Recruiting has changed quite a bit over the years in college football. During the recruiting season, no more than seven assistants can be out on the road at any one time. The reason for assuring that at least two members of the coaching staff remain “at home” is for the sake of the existing student-athletes left on campus. Those athletes need to be able to talk to and get advice from their coaches at any time – including times when many members of the staff are out on the road.

The letter-of-intent process has also changed. “You used to have the letter of intent to the conference and the letter of intent to the school,” Teaff said. “That’s no longer an issue and coaches don’t have to worry about a school in the conference taking someone away who had signed the conference letter of intent.”

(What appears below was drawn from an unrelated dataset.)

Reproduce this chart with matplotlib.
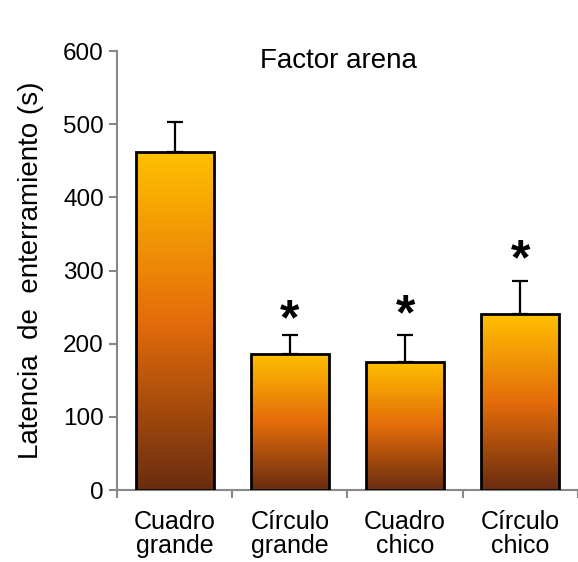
import numpy as np
import matplotlib
matplotlib.use('Agg')
import matplotlib.pyplot as plt
from matplotlib.colors import LinearSegmentedColormap
from matplotlib.patches import Rectangle
from matplotlib.transforms import offset_copy

plt.rcParams['font.family'] = ['Liberation Sans', 'DejaVu Sans']

categories = ['Cuadro\ngrande', 'Círculo\ngrande', 'Cuadro\nchico', 'Círculo\nchico']
means = [462, 186, 175, 240]
errors = [41, 26, 37, 46]
# height of the significance asterisk (None = no mark)
star_y = [None, 246, 253, 328]

grad = LinearSegmentedColormap.from_list(
    'arena', [(0.0, '#6a2c10'), (0.5, '#e46c0a'), (1.0, '#ffc000')])

fig = plt.figure(figsize=(5.78, 5.62), dpi=100)
ax = fig.add_axes([0.2024, 0.128, 0.7976, 0.781])

x = np.arange(len(categories))
width = 0.675
ax.set_xlim(-0.5, len(categories) - 0.5)
ax.set_ylim(0, 600)

gradient = np.linspace(0, 1, 256).reshape(-1, 1)
for xi, m in zip(x, means):
    rect = Rectangle((xi - width / 2, 0), width, m, facecolor='none',
                     edgecolor='black', linewidth=2, zorder=3)
    ax.add_patch(rect)
    im = ax.imshow(gradient, cmap=grad, origin='lower', aspect='auto',
                   extent=(xi - width / 2, xi + width / 2, 0, m), zorder=2)
    im.set_clip_path(rect)

ax.errorbar(x, means, yerr=[np.zeros(len(means)), errors], fmt='none',
            ecolor='black', elinewidth=1.6, capsize=6, capthick=1.6, zorder=4)

# glyph sits high in its box, so shift it down to center the star itself
star_tr = offset_copy(ax.transData, fig=fig, y=-8, units='points')
for xi, sy in zip(x, star_y):
    if sy is not None:
        ax.text(xi, sy, '*', ha='center', va='center', transform=star_tr,
                fontsize=36, fontweight='bold')

ax.text(1.42, 587, 'Factor arena', ha='center', va='center', fontsize=20)

ax.set_yticks(range(0, 601, 100))
ax.set_xticks(x)
ax.set_xticklabels(categories, fontsize=18, linespacing=1.0)
ax.set_xticks(np.arange(-0.5, len(categories), 1), minor=True)
ax.tick_params(axis='x', which='major', length=0, pad=14)
ax.tick_params(axis='x', which='minor', length=6, width=1.5, color='#888888')
ax.tick_params(axis='y', labelsize=17.5, length=6, width=1.5, color='#888888')
ax.set_ylabel('Latencia  de  enterramiento (s)', fontsize=20, labelpad=14)

for side in ['top', 'right']:
    ax.spines[side].set_visible(False)
for side in ['left', 'bottom']:
    ax.spines[side].set_color('#888888')
    ax.spines[side].set_linewidth(1.5)

plt.savefig('out.png', dpi=100)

Teaff also thinks rules that limit the number of practices and off-season workouts have made for a healthier environment for players and coaches. As a result of those specific guidelines, players suffer fewer off-season injuries and are also able to commit more of their time to the classroom.

Membership Matters

The AFCA has quadrupled its size over the last 10 years. It has had an outreach program to high school coaches and that has seen its membership ranks grow to 12,500. High school, college and professional coaches are all eligible for membership and the organization’s annual convention in January gives members the chance to network, establish contacts and improve their coaching skills.

While coaches like Oklahoma’s Bob Stoops and Louisiana State’s Nick Saban make headlines with their multi-million dollar contracts, there are still dozens of coaches at the lower echelons of college football – Division II and Division III – who are getting paid minimal amounts. Yet, Teaff never hears complaints or jealousy from those working just as hard in similar positions at the lower levels of coaching.

“That’s the kind of fraternity that there is in this business,” Teaff explained. “More often than not, one coach is going to be happy for the success of another even if there’s almost no chance he can ever come close to that salary. That’s just the way coaches are.”